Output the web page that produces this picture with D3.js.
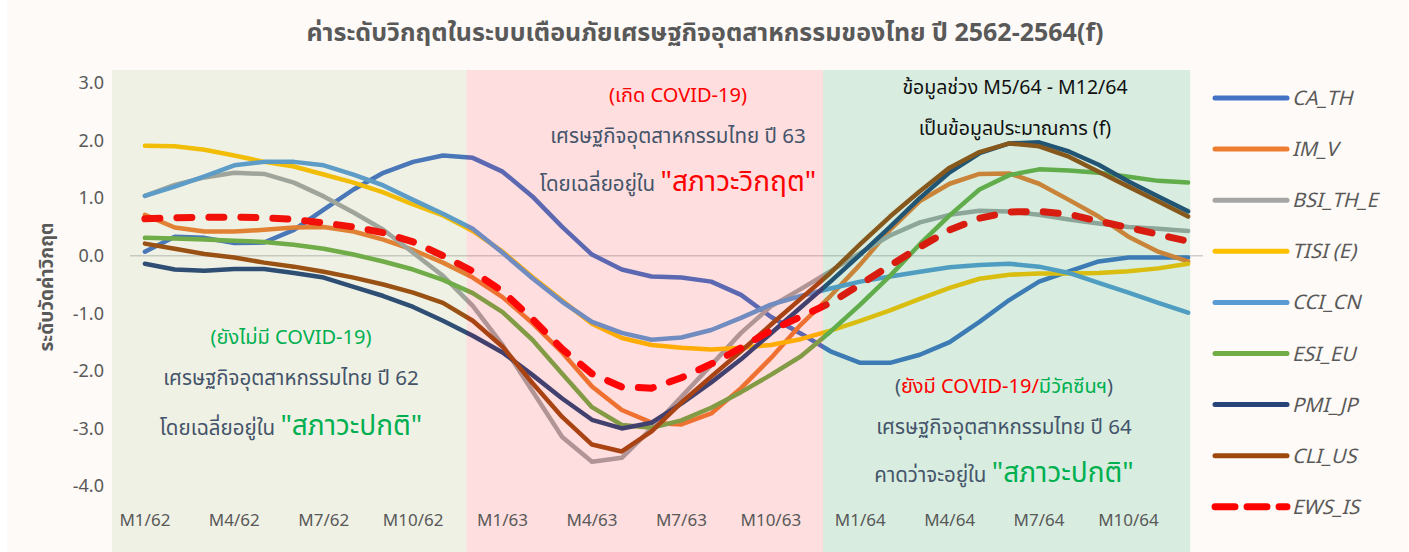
<!DOCTYPE html>
<html>
<head>
<meta charset="utf-8">
<script src="https://cdn.jsdelivr.net/npm/d3@7"></script>
<style>
    body { margin: 0; background: #ffffff; }
    svg text { font-family: "Noto Sans Thai", "Leelawadee UI", Tahoma, "Noto Sans", sans-serif; }
</style>
</head>
<body>
<div id="chart"></div>
<script>
//Define the months (M1/62 ... M12/64)
var years = ["62", "63", "64"];
var months = [];
years.forEach(function (y) {
    for (var m = 1; m <= 12; m++) {
        months.push("M" + m + "/" + y);
    }
});

//Tick labels shown on the x axe
var xTicks = ["M1/62", "M4/62", "M7/62", "M10/62", "M1/63", "M4/63", "M7/63", "M10/63", "M1/64", "M4/64", "M7/64", "M10/64"];
var yTicks = [3, 2, 1, 0, -1, -2, -3, -4];

//Series values
var CA_TH = [0.07, 0.33, 0.31, 0.22, 0.23, 0.45, 0.8, 1.15, 1.44, 1.63, 1.74, 1.70, 1.46, 1.03, 0.5, 0.02, -0.24, -0.36, -0.38, -0.45, -0.68, -1.06, -1.35, -1.66, -1.86, -1.86, -1.72, -1.5, -1.15, -0.77, -0.45, -0.27, -0.1, -0.03, -0.03, -0.03];
var IM_V = [0.71, 0.49, 0.42, 0.42, 0.45, 0.49, 0.5, 0.42, 0.28, 0.1, -0.12, -0.38, -0.72, -1.17, -1.68, -2.27, -2.68, -2.9, -2.93, -2.74, -2.3, -1.78, -1.2, -0.7, -0.15, 0.45, 0.95, 1.25, 1.42, 1.43, 1.25, 0.97, 0.68, 0.33, 0.07, -0.1];
var BSI_TH_E = [1.04, 1.23, 1.36, 1.44, 1.42, 1.27, 1.03, 0.75, 0.45, 0.05, -0.35, -0.87, -1.55, -2.35, -3.15, -3.58, -3.51, -3.0, -2.45, -1.9, -1.34, -0.88, -0.58, -0.27, 0.05, 0.35, 0.58, 0.71, 0.78, 0.77, 0.71, 0.63, 0.56, 0.5, 0.47, 0.43];
var TISI_E = [1.91, 1.9, 1.84, 1.74, 1.63, 1.55, 1.41, 1.27, 1.1, 0.89, 0.7, 0.43, 0.07, -0.37, -0.78, -1.18, -1.43, -1.55, -1.6, -1.63, -1.6, -1.55, -1.45, -1.3, -1.13, -0.95, -0.75, -0.56, -0.4, -0.33, -0.31, -0.31, -0.3, -0.27, -0.22, -0.14];
var CCI_CN = [1.04, 1.2, 1.38, 1.57, 1.63, 1.63, 1.57, 1.41, 1.22, 0.97, 0.73, 0.47, 0.05, -0.39, -0.8, -1.15, -1.34, -1.46, -1.42, -1.29, -1.08, -0.85, -0.7, -0.57, -0.45, -0.36, -0.28, -0.2, -0.16, -0.14, -0.19, -0.3, -0.47, -0.64, -0.82, -0.99];
var ESI_EU = [0.31, 0.3, 0.28, 0.26, 0.24, 0.19, 0.12, 0.02, -0.1, -0.24, -0.42, -0.65, -0.98, -1.46, -2.05, -2.63, -2.94, -2.99, -2.86, -2.64, -2.37, -2.07, -1.75, -1.32, -0.85, -0.35, 0.2, 0.7, 1.15, 1.4, 1.5, 1.48, 1.44, 1.37, 1.3, 1.27];
var PMI_JP = [-0.14, -0.24, -0.26, -0.23, -0.23, -0.3, -0.38, -0.54, -0.7, -0.89, -1.13, -1.39, -1.68, -2.07, -2.48, -2.85, -3.0, -2.9, -2.57, -2.2, -1.8, -1.35, -0.9, -0.45, 0.02, 0.5, 1.0, 1.45, 1.78, 1.95, 1.97, 1.81, 1.58, 1.29, 1.03, 0.77];
var CLI_US = [0.21, 0.12, 0.03, -0.03, -0.12, -0.19, -0.28, -0.38, -0.5, -0.64, -0.82, -1.13, -1.58, -2.21, -2.8, -3.28, -3.4, -3.05, -2.55, -2.1, -1.66, -1.2, -0.75, -0.3, 0.2, 0.68, 1.12, 1.53, 1.8, 1.95, 1.9, 1.72, 1.46, 1.2, 0.94, 0.68];
var EWS_IS = [0.64, 0.66, 0.67, 0.67, 0.66, 0.63, 0.57, 0.5, 0.4, 0.24, 0.0, -0.27, -0.62, -1.1, -1.62, -2.05, -2.28, -2.3, -2.12, -1.88, -1.6, -1.3, -1.06, -0.82, -0.5, -0.17, 0.15, 0.45, 0.65, 0.76, 0.77, 0.72, 0.6, 0.49, 0.37, 0.25];

var seriesNames = ["CA_TH", "IM_V", "BSI_TH_E", "TISI (E)", "CCI_CN", "ESI_EU", "PMI_JP", "CLI_US", "EWS_IS"];
var seriesValues = [CA_TH, IM_V, BSI_TH_E, TISI_E, CCI_CN, ESI_EU, PMI_JP, CLI_US, EWS_IS];

//Define colors
var colors = ["#4472C4", "#ED7D31", "#A5A5A5", "#FFC000", "#5B9BD5", "#70AD47", "#264478", "#9E480E", "#FF0000"];

//Period blocks (in months from M1/62)
var periods = [
    {from: -1.1, to: 10.8, fill: "rgba(114,170,77,0.10)"},
    {from: 10.8, to: 22.75, fill: "rgba(255,42,55,0.13)"},
    {from: 22.75, to: 35.07, fill: "rgba(16,175,97,0.16)"}
];

var w = 1409;
var h = 552;
var margin = {top: 70, right: 206, bottom: 66, left: 130};

var svg = d3.select("#chart").append("svg").attr("width", w).attr("height", h);

//background
svg.append("rect").attr("x", 7).attr("y", 0).attr("width", w - 7).attr("height", h).attr("fill", "#FEFAF7");

//Create var x (categories) and var y
var x = d3.scaleBand()
    .domain(months)
    .range([margin.left, w - margin.right]);
var step = x.bandwidth();
function xc(i) {
    return x(months[0]) + step / 2 + i * step;
}

var y = d3.scaleLinear()
    .domain([-4, 3])
    .range([486, 83]);

//zero line
svg.append("line")
    .attr("x1", x.range()[0]).attr("x2", x.range()[1])
    .attr("y1", y(0)).attr("y2", y(0))
    .attr("stroke", "#D0CECE").attr("stroke-width", 1.5);

//draw the lines
var line = d3.line()
    .x(function (d, i) { return x(months[i]) + step / 2; })
    .y(function (d) { return y(d); });

seriesValues.forEach(function (vals, k) {
    var p = svg.append("path")
        .datum(vals)
        .attr("d", line)
        .attr("fill", "none")
        .attr("stroke", colors[k])
        .attr("stroke-linejoin", "round")
        .attr("stroke-linecap", "round");
    if (seriesNames[k] === "EWS_IS") {
        p.attr("stroke-width", 7).attr("stroke-dasharray", "15,17");
    } else {
        p.attr("stroke-width", 4.5);
    }
});

//period blocks, drawn above the lines
svg.selectAll(".period")
    .data(periods)
    .enter()
    .append("rect")
    .attr("class", "period")
    .attr("x", function (d) { return xc(d.from); })
    .attr("y", margin.top)
    .attr("width", function (d) { return xc(d.to) - xc(d.from); })
    .attr("height", h - margin.top)
    .attr("fill", function (d) { return d.fill; });

//y axe
var yAxis = svg.append("g")
    .attr("transform", "translate(" + 104 + ",0)")
    .call(d3.axisLeft(y).tickValues(yTicks).tickSize(0).tickFormat(d3.format(".1f")));
yAxis.select(".domain").remove();
yAxis.selectAll("text")
    .attr("fill", "#595959")
    .style("font-size", "18px")
    .attr("x", 0);

//x axe
var xAxis = svg.append("g")
    .attr("transform", "translate(0," + 512 + ")")
    .call(d3.axisBottom(x).tickValues(xTicks).tickSize(0));
xAxis.select(".domain").remove();
xAxis.selectAll("text")
    .attr("fill", "#595959")
    .style("font-size", "17px")
    .attr("dy", "0.32em")
    .attr("y", 9);

//title
svg.append("text")
    .attr("x", 705).attr("y", 41)
    .attr("text-anchor", "middle")
    .attr("fill", "#595959")
    .style("font-size", "25px")
    .style("font-weight", "bold")
    .text("ค่าระดับวิกฤตในระบบเตือนภัยเศรษฐกิจอุตสาหกรรมของไทย ปี 2562-2564(f)");

//y title
svg.append("text")
    .attr("transform", "translate(53,287) rotate(-90)")
    .attr("text-anchor", "middle")
    .attr("fill", "#595959")
    .style("font-size", "19px")
    .style("font-weight", "bold")
    .text("ระดับวัดค่าวิกฤต");

//annotations: each row is a list of [text, color, size]
var slate = "#44546A", green = "#00B050", red = "#FF0000";
var notes = [
    {x: 291, y: 344, parts: [["(ยังไม่มี COVID-19)", green, 20]]},
    {x: 291, y: 385, parts: [["เศรษฐกิจอุตสาหกรรมไทย ปี 62", slate, 20.5]]},
    {x: 291, y: 435, parts: [["โดยเฉลี่ยอยู่ใน ", slate, 20.5], ["\"สภาวะปกติ\"", green, 28]]},
    {x: 678, y: 102, parts: [["(เกิด COVID-19)", red, 20]]},
    {x: 678, y: 143, parts: [["เศรษฐกิจอุตสาหกรรมไทย ปี 63", slate, 20.5]]},
    {x: 678, y: 191, parts: [["โดยเฉลี่ยอยู่ใน ", slate, 20.5], ["\"สภาวะวิกฤต\"", red, 28]]},
    {x: 1015, y: 94, parts: [["ข้อมูลช่วง M5/64 - M12/64", "#111111", 19.5]]},
    {x: 1015, y: 135, parts: [["เป็นข้อมูลประมาณการ (f)", "#111111", 19.5]]},
    {x: 1004, y: 393, parts: [["(", slate, 20], ["ยังมี COVID-19/", red, 20], ["มีวัคซีนฯ", green, 20], [")", slate, 20]]},
    {x: 1004, y: 434, parts: [["เศรษฐกิจอุตสาหกรรมไทย ปี 64", slate, 20.5]]},
    {x: 1004, y: 482, parts: [["คาดว่าจะอยู่ใน ", slate, 20.5], ["\"สภาวะปกติ\"", green, 28]]}
];

notes.forEach(function (n) {
    var t = svg.append("text")
        .attr("x", n.x).attr("y", n.y)
        .attr("text-anchor", "middle");
    n.parts.forEach(function (p) {
        t.append("tspan")
            .attr("fill", p[1])
            .style("font-size", p[2] + "px")
            .text(p[0]);
    });
});

//legend
var legend = svg.selectAll(".legend")
    .data(seriesNames)
    .enter()
    .append("g")
    .attr("class", "legend")
    .attr("transform", function (d, i) { return "translate(1215," + (98 + i * 51.1) + ")"; });

legend.append("line")
    .attr("x1", 0).attr("x2", 72)
    .attr("stroke", function (d, i) { return colors[i]; })
    .attr("stroke-width", function (d) { return d === "EWS_IS" ? 7 : 5; })
    .attr("stroke-dasharray", function (d) { return d === "EWS_IS" ? "20,12" : null; })
    .attr("stroke-linecap", "round");

legend.append("text")
    .attr("x", 77)
    .attr("dy", "0.35em")
    .attr("fill", "#595959")
    .style("font-size", "20px")
    .style("font-style", "italic")
    .text(function (d) { return d; });
</script>
</body>
</html>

====

• Exercise instructions: Repeat the listing above from its first line through the line that contains "var yTicks = [3, 2, 1, 0, -1, -2, -3, -4];", both included, and nothing more. Drop the pictures.

• Solution to this problem:
Output the web page that produces this picture with D3.js.
<!DOCTYPE html>
<html>
<head>
<meta charset="utf-8">
<script src="https://cdn.jsdelivr.net/npm/d3@7"></script>
<style>
    body { margin: 0; background: #ffffff; }
    svg text { font-family: "Noto Sans Thai", "Leelawadee UI", Tahoma, "Noto Sans", sans-serif; }
</style>
</head>
<body>
<div id="chart"></div>
<script>
//Define the months (M1/62 ... M12/64)
var years = ["62", "63", "64"];
var months = [];
years.forEach(function (y) {
    for (var m = 1; m <= 12; m++) {
        months.push("M" + m + "/" + y);
    }
});

//Tick labels shown on the x axe
var xTicks = ["M1/62", "M4/62", "M7/62", "M10/62", "M1/63", "M4/63", "M7/63", "M10/63", "M1/64", "M4/64", "M7/64", "M10/64"];
var yTicks = [3, 2, 1, 0, -1, -2, -3, -4];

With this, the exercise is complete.